What is Failure to Provide a Specimen?
The Road Traffic Act 1988 defines failing to provide a specimen as:
“An offence if, having been required to provide a specimen of breath, blood or urine for analysis, a person fails to do so, without reasonable excuse (after having/not having driven or attempted to drive).”
Basically, if the police suspect you might be under the influence and have even tried to drive, they can ask you to provide a specimen. Failing to give one can, and in most cases will be treated as an offence and will lead to a penalty equivalent to the one you would have received for the alleged drink driving offence.
After all, innocent people have nothing to hide, right?

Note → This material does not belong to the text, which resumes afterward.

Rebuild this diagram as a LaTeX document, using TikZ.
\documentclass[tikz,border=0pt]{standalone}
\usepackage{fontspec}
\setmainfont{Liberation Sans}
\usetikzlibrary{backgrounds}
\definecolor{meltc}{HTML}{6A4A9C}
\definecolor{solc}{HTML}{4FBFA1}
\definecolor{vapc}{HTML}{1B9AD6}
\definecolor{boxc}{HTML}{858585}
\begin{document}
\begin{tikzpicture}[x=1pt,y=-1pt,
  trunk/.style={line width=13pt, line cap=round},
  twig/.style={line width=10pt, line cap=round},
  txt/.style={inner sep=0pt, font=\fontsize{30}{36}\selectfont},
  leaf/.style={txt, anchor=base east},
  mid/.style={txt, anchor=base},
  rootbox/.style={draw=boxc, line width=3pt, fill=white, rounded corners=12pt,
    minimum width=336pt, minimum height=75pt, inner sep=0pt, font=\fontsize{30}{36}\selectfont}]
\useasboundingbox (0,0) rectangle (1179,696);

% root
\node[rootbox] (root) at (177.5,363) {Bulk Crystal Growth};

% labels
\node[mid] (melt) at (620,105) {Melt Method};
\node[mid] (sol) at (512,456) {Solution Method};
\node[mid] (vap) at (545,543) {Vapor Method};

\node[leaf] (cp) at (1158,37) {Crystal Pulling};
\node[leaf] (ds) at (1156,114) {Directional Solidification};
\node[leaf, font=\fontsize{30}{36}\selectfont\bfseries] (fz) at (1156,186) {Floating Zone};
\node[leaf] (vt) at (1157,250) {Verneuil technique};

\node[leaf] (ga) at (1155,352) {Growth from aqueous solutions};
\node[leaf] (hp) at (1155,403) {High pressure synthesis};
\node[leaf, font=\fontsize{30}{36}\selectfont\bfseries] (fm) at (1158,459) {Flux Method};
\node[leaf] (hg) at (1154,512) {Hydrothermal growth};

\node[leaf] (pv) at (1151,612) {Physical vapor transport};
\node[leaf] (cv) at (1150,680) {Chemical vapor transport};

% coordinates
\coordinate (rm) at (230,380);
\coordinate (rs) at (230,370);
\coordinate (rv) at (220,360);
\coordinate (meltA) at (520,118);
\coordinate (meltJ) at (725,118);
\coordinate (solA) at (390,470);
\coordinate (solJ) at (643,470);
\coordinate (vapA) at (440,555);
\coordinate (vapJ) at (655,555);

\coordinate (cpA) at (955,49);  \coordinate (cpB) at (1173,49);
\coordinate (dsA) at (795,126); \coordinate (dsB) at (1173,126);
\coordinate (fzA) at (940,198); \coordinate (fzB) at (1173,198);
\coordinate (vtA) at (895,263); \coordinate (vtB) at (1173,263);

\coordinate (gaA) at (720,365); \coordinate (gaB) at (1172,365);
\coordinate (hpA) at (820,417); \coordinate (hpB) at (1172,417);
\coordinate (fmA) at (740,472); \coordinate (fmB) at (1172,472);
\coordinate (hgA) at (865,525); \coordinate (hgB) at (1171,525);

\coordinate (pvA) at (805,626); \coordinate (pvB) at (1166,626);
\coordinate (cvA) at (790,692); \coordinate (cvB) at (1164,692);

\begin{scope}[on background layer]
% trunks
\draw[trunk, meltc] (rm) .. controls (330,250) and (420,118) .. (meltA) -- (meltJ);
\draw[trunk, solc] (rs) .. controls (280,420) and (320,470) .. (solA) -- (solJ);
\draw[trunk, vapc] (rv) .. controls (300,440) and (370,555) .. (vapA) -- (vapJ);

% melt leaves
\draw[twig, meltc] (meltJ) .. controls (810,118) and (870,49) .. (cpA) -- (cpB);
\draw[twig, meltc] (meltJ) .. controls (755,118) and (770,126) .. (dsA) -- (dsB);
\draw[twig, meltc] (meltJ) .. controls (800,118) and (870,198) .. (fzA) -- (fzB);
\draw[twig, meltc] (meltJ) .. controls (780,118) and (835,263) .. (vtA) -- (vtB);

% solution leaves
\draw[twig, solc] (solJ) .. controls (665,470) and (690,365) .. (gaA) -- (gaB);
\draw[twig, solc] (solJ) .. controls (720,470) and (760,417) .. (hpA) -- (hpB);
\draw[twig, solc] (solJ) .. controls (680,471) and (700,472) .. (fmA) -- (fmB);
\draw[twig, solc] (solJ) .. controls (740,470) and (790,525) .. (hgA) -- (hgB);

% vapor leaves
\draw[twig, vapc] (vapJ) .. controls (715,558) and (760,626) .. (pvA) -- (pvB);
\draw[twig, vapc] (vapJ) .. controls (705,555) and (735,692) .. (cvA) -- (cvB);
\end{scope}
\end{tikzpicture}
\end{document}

What is a Valid Excuse for Failing to Provide a Specimen?
The law calls these reasonable excuses and there are only a handful of categories that include:
- You weren’t driving, in charge of the vehicle or intending to drive
- The officer hasn’t advised the reason for a specimen is that you’re under suspicious of being under the influence of drink or drugs. Under these circumstances you can refuse the test
- You have a valid medical reason to refuse to provide a specimen
It’s worth noting that even if you’ve got a valid reason for failing to provide a specimen, you can still be charged with the offence. However, it’s likely there would be no penalty attached.

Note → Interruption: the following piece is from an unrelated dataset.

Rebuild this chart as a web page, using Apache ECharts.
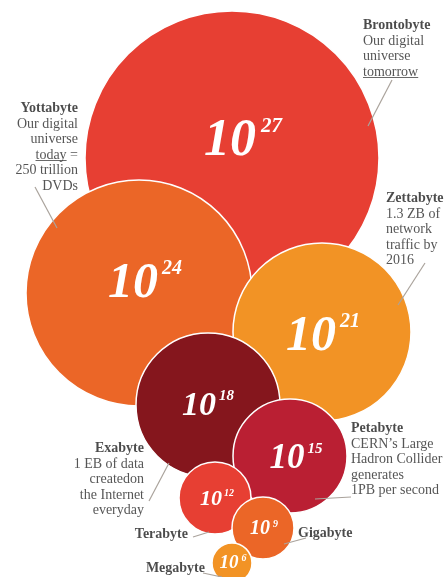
<!DOCTYPE html>
<html><head><meta charset="utf-8">
<script src="https://cdn.jsdelivr.net/npm/echarts@6/dist/echarts.min.js"></script>
<style>html,body{margin:0;padding:0;background:#fff}#c{width:444px;height:577px}</style>
</head><body><div id="c"></div>
<script>
// ---- data ----
const units = ['Brontobyte','Yottabyte','Zettabyte','Exabyte','Petabyte','Terabyte','Gigabyte','Megabyte'];
const exponents = [27, 24, 21, 18, 15, 12, 9, 6];
// bubble layout (abstract layout units)
const bubbleX = [232, 139, 322, 208, 290, 215, 263, 232];
const bubbleY = [158, 293, 332, 405, 456, 498, 528, 563];
const bubbleR = [147, 113, 89, 72, 57, 36, 31, 20];
// annotation text lines (tokens: [style, text])
const noteLines = [
  [[['t','Brontobyte']],[['n','Our digital']],[['n','universe']],[['u','tomorrow']]],
  [[['t','Yottabyte']],[['n','Our digital']],[['n','universe']],[['u','today'],['n',' =']],[['n','250 trillion']],[['n','DVDs']]],
  [[['t','Zettabyte']],[['n','1.3 ZB of']],[['n','network']],[['n','traffic by']],[['n','2016']]],
  [[['t','Exabyte']],[['n','1 EB of data']],[['n','createdon']],[['n','the Internet']],[['n','everyday']]],
  [[['t','Petabyte']],[['n','CERN\u2019s Large']],[['n','Hadron Collider']],[['n','generates']],[['n','1PB per second']]],
  [[['t','Terabyte']]],
  [[['t','Gigabyte']]],
  [[['t','Megabyte']]]
];

// ---- styling / placement ----
const colors = ['#E73F33','#EB6627','#F29325','#85161D','#BA1F33','#E73F33','#EB6627','#F29325'];
const bigFont = [52, 50, 50, 34, 35, 22, 20, 19];
const supFont = [21, 20, 20, 15, 15, 10, 10, 10];
const supGap = [5, 4, 4, 3, 3, 2, 3, 3];
const labelShift = [[11,-16],[6,-9],[1,5],[0,1],[6,3],[2,1],[1,1],[1,0]];
const noteAnchor = [[363,18,'left'],[78,101,'right'],[386,191,'left'],[144,441,'right'],[351,421,'left'],[188,527,'right'],[298,526,'left'],[205,561,'right']];
const leaders = [
  [[392,80],[368,126]],
  [[35,187],[57,228]],
  [[425,263],[398,305]],
  [[149,501],[169,463]],
  [[351,497],[315,499]],
  [[193,537],[209,532]],
  [[306,538],[284,544]],
  [[203,573],[222,577]]
];

const FONT = '"Liberation Serif", "Times New Roman", serif';
const chart = echarts.init(document.getElementById('c'), null, {renderer: 'canvas'});

const underlineBg = new echarts.graphic.LinearGradient(0, 0, 0, 1, [
  {offset: 0, color: 'rgba(0,0,0,0)'},
  {offset: 0.87, color: 'rgba(0,0,0,0)'},
  {offset: 0.87, color: '#444'},
  {offset: 0.94, color: '#444'},
  {offset: 0.94, color: 'rgba(0,0,0,0)'},
  {offset: 1, color: 'rgba(0,0,0,0)'}
]);

const bubbleData = units.map((u, i) => ({
  name: u,
  value: [bubbleX[i], bubbleY[i]],
  symbolSize: bubbleR[i] * 2,
  itemStyle: {color: colors[i]},
  label: {
    offset: labelShift[i],
    formatter: '{b|10}{s|' + exponents[i] + '}',
    rich: {
      b: {fontFamily: FONT, fontStyle: 'italic', fontWeight: 'bold', fontSize: bigFont[i], lineHeight: bigFont[i], color: '#fff'},
      s: {fontFamily: FONT, fontStyle: 'italic', fontWeight: 'bold', fontSize: supFont[i], lineHeight: supFont[i], color: '#fff', verticalAlign: 'top', padding: [0, 0, 0, supGap[i]]}
    }
  }
}));

const noteData = units.map((u, i) => ({
  name: u,
  value: [noteAnchor[i][0], noteAnchor[i][1]],
  label: {
    align: noteAnchor[i][2],
    formatter: noteLines[i].map(line => line.map(tk => '{' + tk[0] + '|' + tk[1] + '}').join('')).join('\n')
  }
}));

chart.setOption({
  animation: false,
  backgroundColor: '#fff',
  grid: {left: 0, right: 0, top: 0, bottom: 0},
  xAxis: {type: 'value', min: 0, max: 444, show: false},
  yAxis: {type: 'value', min: 0, max: 577, inverse: true, show: false},
  series: [
    {
      type: 'scatter',
      silent: true,
      clip: false,
      symbol: 'circle',
      itemStyle: {borderColor: '#fff', borderWidth: 1.5, opacity: 1},
      emphasis: {disabled: true},
      label: {show: true, position: 'inside'},
      data: bubbleData,
      z: 2
    },
    {
      type: 'lines',
      coordinateSystem: 'cartesian2d',
      silent: true,
      lineStyle: {color: '#aaa39c', width: 1.2, opacity: 1},
      data: leaders.map(c => ({coords: c})),
      z: 3
    },
    {
      type: 'scatter',
      silent: true,
      symbolSize: 0,
      clip: false,
      emphasis: {disabled: true},
      label: {
        show: true,
        position: 'inside',
        verticalAlign: 'top',
        rich: {
          t: {fontFamily: FONT, fontWeight: 'bold', fontSize: 14, lineHeight: 15.5, color: '#1e1e1e'},
          n: {fontFamily: FONT, fontSize: 14, lineHeight: 15.5, color: '#2b2b2b'},
          u: {fontFamily: FONT, fontSize: 14, lineHeight: 15.5, color: '#2b2b2b', backgroundColor: underlineBg}
        }
      },
      data: noteData,
      z: 4
    }
  ]
});
</script>
</body></html>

And you don’t have to have a life-threatening illness to refuse to provide a specimen. Everyday illnesses can dictate whether you’re able to, for example:
- Asthma sufferers, people who suffer from panic attacks or those who have low lung capacity may find it difficult if not impossible to complete a breathalyser test
- A fear of needles may mean you cannot give a blood sample
- And urinary tract infections or prostate issues may mean you cannot provide a urine sample
You should be mindful however of using these excuses as it’s not enough to simply say that you suffer from one of these issues, and the police can request an alternative sample. For example, if you fail to provide a specimen by breathalyser and claim you have asthma but have no recorded medical history as an asthma sufferer, this would be a weak defence. Furthermore, the police officer may simply request a blood or urine sample.

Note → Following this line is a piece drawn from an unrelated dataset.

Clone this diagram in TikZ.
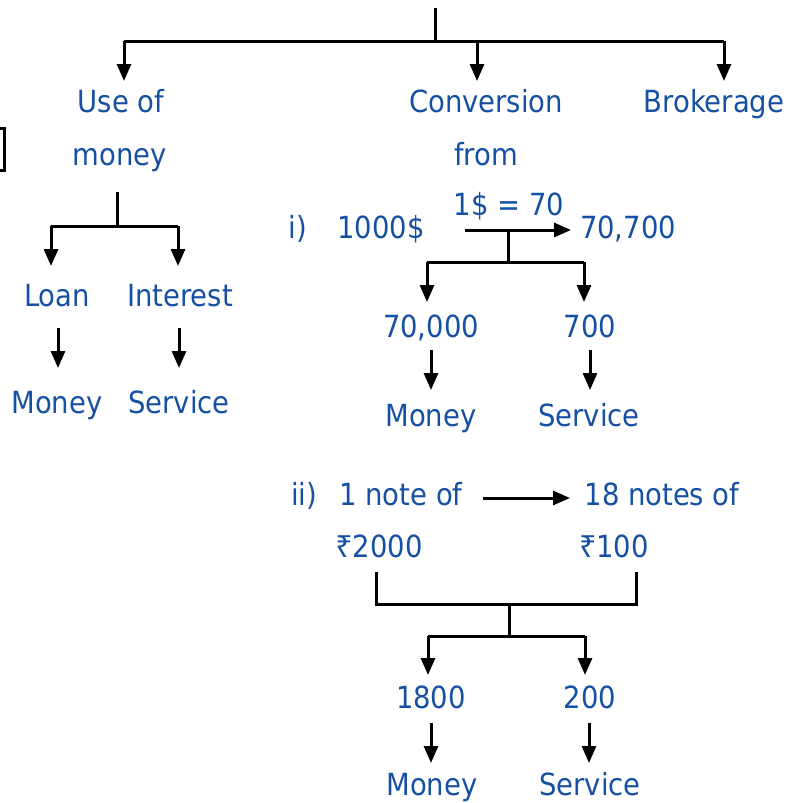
\documentclass[tikz,border=0pt]{standalone}
\usepackage{fontspec}
\setmainfont{DejaVu Sans Condensed}
\newfontfamily\rupeefont{Noto Sans}
\usetikzlibrary{arrows.meta}
\definecolor{txt}{RGB}{22,80,162}
\begin{document}
\begin{tikzpicture}[x=1pt,y=-1pt,
  lbl/.style={text=txt,font=\fontsize{30.5}{30.5}\selectfont,inner sep=0pt,anchor=base},
  ln/.style={line width=3pt,black},
  arr/.style={ln,-{Triangle[length=17pt,width=14pt]}}]
\useasboundingbox (0,0) rectangle (804,803);
\begin{scope}
\clip (0,0) rectangle (804,803);
\draw[ln] (-10,128) rectangle (4,170);
\end{scope}
% labels
\node[lbl] (use1) at (121,112) {Use of};
\node[lbl] (use2) at (120,165) {money};
\node[lbl] (conv1) at (486,112) {Conversion};
\node[lbl] (conv2) at (486,165) {from};
\node[lbl] (brok) at (714,112) {Brokerage};
\node[lbl] (loan) at (57,306) {Loan};
\node[lbl] (intr) at (180,306) {Interest};
\node[lbl] (mon1) at (57,413) {Money};
\node[lbl] (ser1) at (179,413) {Service};
\node[lbl] (ri) at (298,238) {i)};
\node[lbl] (usd) at (381,238) {1000\$};
\node[lbl] (rate) at (509,215) {1\$ = 70};
\node[lbl] (inr) at (628,238) {70,700};
\node[lbl] (k70) at (431,337) {70,000};
\node[lbl] (h7) at (590,337) {700};
\node[lbl] (mon2) at (431,426) {Money};
\node[lbl] (ser2) at (589,426) {Service};
\node[lbl] (rii) at (304,505) {ii)};
\node[lbl] (note1) at (401,505) {1 note of};
\node[lbl] (note18) at (662,505) {18 notes of};
\node[lbl] (r2000) at (379,557) {{\rupeefont ₹}2000};
\node[lbl] (r100) at (614,557) {{\rupeefont ₹}100};
\node[lbl] (n1800) at (431,708) {1800};
\node[lbl] (n200) at (590,708) {200};
\node[lbl] (mon3) at (432,795) {Money};
\node[lbl] (ser3) at (590,795) {Service};
% coordinates
\coordinate (top) at (435,8);
\coordinate (j0) at (435,41);
\coordinate (bl) at (124,41);
\coordinate (bm) at (477,41);
\coordinate (br) at (724,41);
\coordinate (tl) at (124,81);
\coordinate (tm) at (477,81);
\coordinate (tr) at (724,81);
\coordinate (u0) at (117,192);
\coordinate (u1) at (117,226);
\coordinate (ul) at (51,226);
\coordinate (ur) at (178,226);
\coordinate (ult) at (51,266);
\coordinate (urt) at (178,266);
\coordinate (la) at (58,328);
\coordinate (lb) at (58,368);
\coordinate (ia) at (179,328);
\coordinate (ib) at (179,368);
\coordinate (ca) at (465,230);
\coordinate (cb) at (571,230);
\coordinate (c0) at (508,230);
\coordinate (c1) at (508,262);
\coordinate (cl) at (427,262);
\coordinate (cr) at (584,262);
\coordinate (clt) at (427,302);
\coordinate (crt) at (584,302);
\coordinate (ka) at (431,350);
\coordinate (kb) at (431,390);
\coordinate (ha) at (590,350);
\coordinate (hb) at (590,390);
\coordinate (na) at (483,498);
\coordinate (nb) at (570,498);
\coordinate (bl1) at (376,572);
\coordinate (bl2) at (376,604);
\coordinate (br1) at (636,572);
\coordinate (br2) at (636,604);
\coordinate (m0) at (509,604);
\coordinate (m1) at (509,636);
\coordinate (ml) at (428,636);
\coordinate (mr) at (585,636);
\coordinate (mlt) at (428,675);
\coordinate (mrt) at (585,675);
\coordinate (ea) at (431,723);
\coordinate (eb) at (431,763);
\coordinate (fa) at (589,723);
\coordinate (fb) at (589,763);
% connectors
\draw[ln] (top) -- (j0);
\draw[ln] (bl) -- (br);
\draw[arr] (bl) -- (tl);
\draw[arr] (bm) -- (tm);
\draw[arr] (br) -- (tr);
\draw[ln] (u0) -- (u1);
\draw[ln] (ul) -- (ur);
\draw[arr] (ul) -- (ult);
\draw[arr] (ur) -- (urt);
\draw[arr] (la) -- (lb);
\draw[arr] (ia) -- (ib);
\draw[arr] (ca) -- (cb);
\draw[ln] (c0) -- (c1);
\draw[ln] (cl) -- (cr);
\draw[arr] (cl) -- (clt);
\draw[arr] (cr) -- (crt);
\draw[arr] (ka) -- (kb);
\draw[arr] (ha) -- (hb);
\draw[arr] (na) -- (nb);
\draw[ln] (bl1) -- (bl2) -- (br2) -- (br1);
\draw[ln] (m0) -- (m1);
\draw[ln] (ml) -- (mr);
\draw[arr] (ml) -- (mlt);
\draw[arr] (mr) -- (mrt);
\draw[arr] (ea) -- (eb);
\draw[arr] (fa) -- (fb);
\end{tikzpicture}
\end{document}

As with everything, your defence will only be as strong as the evidence that sits behind it.
What is Not a Valid Excuse for Failing to Provide a Specimen?
There are a huge number of old wives tales about excuses that can and can’t be used to refuse to provide a specimen. The excuses below aren’t, in the vast majority of cases, valid and will typically lead to penalties:
- Refusing to provide a specimen on religious grounds
- Delay tactics such as requesting a solicitor is present, being silent or refusing to co-operate with the police
- Pleading insanity or a defence under the Mental Health Act
- Being treated roughly by the police
Delay tactics in particular can cause more harm than good. Providing specimens are one area where the police can force you to comply before getting legal advice if they deem it necessary to provide evidence further down the line.